[Records excerpted from a collection]
_ _ _ _ _ _ _
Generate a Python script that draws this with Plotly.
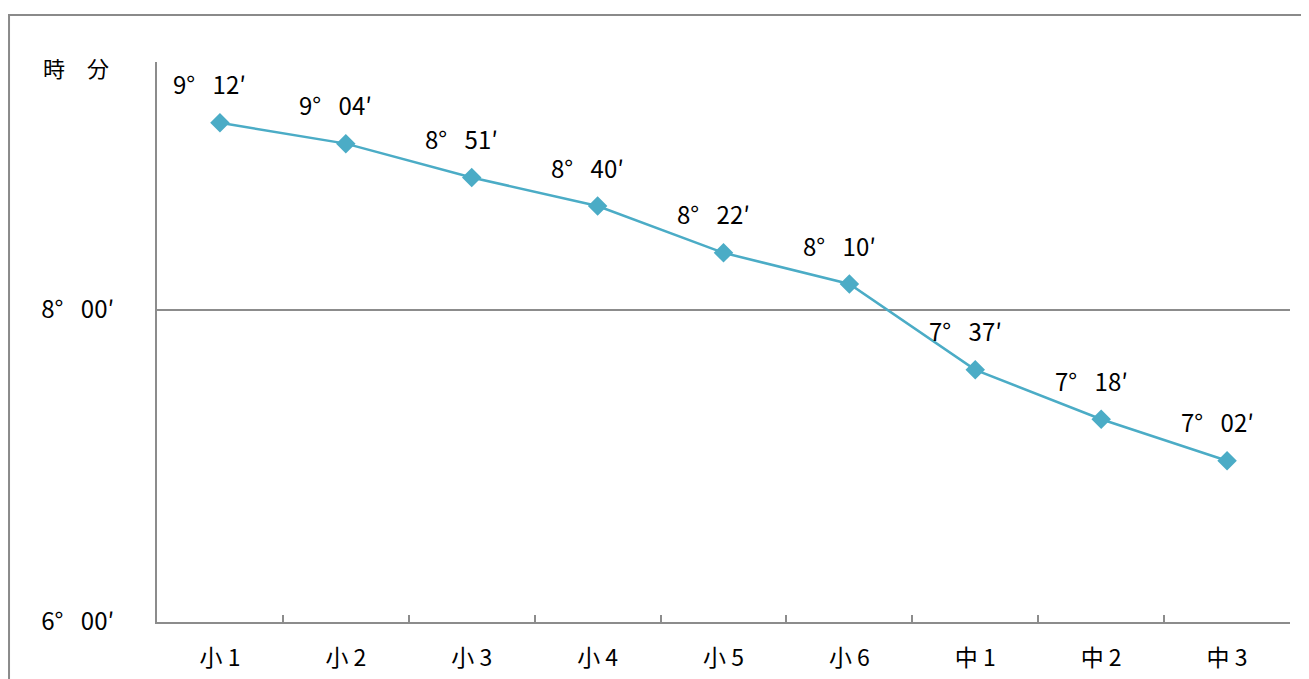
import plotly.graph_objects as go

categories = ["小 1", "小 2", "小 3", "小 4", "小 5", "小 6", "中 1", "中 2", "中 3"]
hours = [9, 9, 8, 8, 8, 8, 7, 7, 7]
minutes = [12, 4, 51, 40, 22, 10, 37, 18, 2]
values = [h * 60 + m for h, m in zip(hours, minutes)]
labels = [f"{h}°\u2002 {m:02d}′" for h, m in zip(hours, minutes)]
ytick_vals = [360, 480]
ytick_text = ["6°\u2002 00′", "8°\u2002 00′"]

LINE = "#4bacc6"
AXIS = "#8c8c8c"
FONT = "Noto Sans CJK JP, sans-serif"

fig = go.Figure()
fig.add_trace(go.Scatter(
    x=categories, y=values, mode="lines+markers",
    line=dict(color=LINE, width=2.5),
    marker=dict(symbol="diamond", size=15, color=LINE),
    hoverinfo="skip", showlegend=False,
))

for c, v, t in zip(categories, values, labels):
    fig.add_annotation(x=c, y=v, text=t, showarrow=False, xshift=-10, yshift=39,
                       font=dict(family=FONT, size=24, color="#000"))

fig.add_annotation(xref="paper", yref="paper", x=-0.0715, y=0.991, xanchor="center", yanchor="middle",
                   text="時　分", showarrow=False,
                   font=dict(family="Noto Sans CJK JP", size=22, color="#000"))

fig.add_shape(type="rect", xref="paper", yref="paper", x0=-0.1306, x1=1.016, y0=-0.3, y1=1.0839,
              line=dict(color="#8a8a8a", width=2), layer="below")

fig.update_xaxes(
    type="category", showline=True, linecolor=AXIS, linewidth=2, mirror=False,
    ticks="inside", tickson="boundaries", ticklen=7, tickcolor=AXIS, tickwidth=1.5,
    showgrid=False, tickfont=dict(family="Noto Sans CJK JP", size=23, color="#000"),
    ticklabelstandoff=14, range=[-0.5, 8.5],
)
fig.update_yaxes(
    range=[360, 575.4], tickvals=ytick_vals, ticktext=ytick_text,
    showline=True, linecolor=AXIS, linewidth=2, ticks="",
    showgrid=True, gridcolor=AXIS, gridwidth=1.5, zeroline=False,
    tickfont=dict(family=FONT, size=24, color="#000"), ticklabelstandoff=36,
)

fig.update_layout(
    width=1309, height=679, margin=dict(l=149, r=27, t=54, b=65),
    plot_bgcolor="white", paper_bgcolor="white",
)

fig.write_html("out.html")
_ _ _ _ _ _ _
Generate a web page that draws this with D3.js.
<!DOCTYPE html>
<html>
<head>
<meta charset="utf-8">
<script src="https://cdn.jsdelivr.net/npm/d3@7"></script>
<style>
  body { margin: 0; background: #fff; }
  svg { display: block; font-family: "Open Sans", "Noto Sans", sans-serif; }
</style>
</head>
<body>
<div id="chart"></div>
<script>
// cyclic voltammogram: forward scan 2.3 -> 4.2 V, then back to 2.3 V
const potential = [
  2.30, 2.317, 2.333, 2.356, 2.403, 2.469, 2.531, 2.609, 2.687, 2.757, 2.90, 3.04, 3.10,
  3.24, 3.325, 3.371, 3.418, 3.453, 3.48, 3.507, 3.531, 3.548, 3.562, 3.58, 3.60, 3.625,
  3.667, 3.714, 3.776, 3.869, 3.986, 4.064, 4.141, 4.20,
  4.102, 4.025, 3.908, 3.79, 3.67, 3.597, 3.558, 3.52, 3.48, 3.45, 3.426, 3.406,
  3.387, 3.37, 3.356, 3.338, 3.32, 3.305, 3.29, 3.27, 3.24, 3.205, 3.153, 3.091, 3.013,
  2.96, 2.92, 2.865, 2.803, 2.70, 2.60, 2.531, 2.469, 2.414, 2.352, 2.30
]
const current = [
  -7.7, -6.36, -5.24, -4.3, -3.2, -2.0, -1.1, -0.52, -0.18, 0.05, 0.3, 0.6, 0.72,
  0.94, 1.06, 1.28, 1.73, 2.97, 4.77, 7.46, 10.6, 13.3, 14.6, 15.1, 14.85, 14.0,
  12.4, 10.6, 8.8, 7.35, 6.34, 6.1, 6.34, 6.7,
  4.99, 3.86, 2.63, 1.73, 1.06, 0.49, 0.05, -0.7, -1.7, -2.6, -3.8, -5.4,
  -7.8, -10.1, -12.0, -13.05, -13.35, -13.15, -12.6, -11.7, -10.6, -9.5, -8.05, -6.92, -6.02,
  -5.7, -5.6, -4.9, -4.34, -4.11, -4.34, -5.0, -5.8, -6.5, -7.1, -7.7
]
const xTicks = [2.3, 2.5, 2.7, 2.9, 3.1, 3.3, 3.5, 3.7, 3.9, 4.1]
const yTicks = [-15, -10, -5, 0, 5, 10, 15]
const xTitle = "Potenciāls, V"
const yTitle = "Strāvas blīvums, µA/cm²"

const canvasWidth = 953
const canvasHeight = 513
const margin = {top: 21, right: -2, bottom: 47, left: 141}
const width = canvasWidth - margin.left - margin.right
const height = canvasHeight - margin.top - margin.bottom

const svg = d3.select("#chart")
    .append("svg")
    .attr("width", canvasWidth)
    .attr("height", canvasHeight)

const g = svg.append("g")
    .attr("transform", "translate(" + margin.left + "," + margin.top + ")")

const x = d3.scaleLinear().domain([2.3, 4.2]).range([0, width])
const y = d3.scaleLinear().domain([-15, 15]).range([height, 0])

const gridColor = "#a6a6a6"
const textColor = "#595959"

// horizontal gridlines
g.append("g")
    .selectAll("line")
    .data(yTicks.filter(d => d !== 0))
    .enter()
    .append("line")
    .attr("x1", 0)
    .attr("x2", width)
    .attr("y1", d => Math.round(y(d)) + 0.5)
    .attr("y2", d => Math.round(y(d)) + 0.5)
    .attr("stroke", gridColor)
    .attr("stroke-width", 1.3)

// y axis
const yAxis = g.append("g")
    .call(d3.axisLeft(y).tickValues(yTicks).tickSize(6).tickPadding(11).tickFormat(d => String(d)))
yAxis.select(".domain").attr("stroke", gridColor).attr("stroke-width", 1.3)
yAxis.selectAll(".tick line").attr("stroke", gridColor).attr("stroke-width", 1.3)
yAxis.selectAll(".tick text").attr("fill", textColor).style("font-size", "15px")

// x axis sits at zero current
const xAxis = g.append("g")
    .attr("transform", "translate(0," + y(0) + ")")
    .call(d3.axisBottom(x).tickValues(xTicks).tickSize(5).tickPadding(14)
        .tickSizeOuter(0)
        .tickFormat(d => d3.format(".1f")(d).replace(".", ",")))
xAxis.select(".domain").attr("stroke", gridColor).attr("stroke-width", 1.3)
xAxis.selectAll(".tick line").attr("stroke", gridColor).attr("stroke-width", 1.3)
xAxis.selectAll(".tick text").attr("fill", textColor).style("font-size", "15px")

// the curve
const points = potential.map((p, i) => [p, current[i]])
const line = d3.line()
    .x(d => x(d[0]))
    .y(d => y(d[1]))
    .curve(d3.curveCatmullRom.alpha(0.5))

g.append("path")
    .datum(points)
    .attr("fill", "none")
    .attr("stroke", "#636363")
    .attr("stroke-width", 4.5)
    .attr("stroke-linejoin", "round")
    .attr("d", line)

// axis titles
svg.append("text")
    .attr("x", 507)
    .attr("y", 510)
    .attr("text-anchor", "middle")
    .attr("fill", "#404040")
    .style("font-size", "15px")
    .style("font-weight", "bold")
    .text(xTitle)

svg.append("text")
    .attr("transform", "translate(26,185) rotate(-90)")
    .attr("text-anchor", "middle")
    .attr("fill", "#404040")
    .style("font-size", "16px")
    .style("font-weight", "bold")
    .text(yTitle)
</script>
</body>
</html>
_ _ _ _ _ _ _
• [Exercise task]: Filter the listing for the word "script" and copy every line that holds it.

• [Written reply]:
Generate a Python script that draws this with Plotly.
<script src="https://cdn.jsdelivr.net/npm/d3@7"></script>
<script>
</script>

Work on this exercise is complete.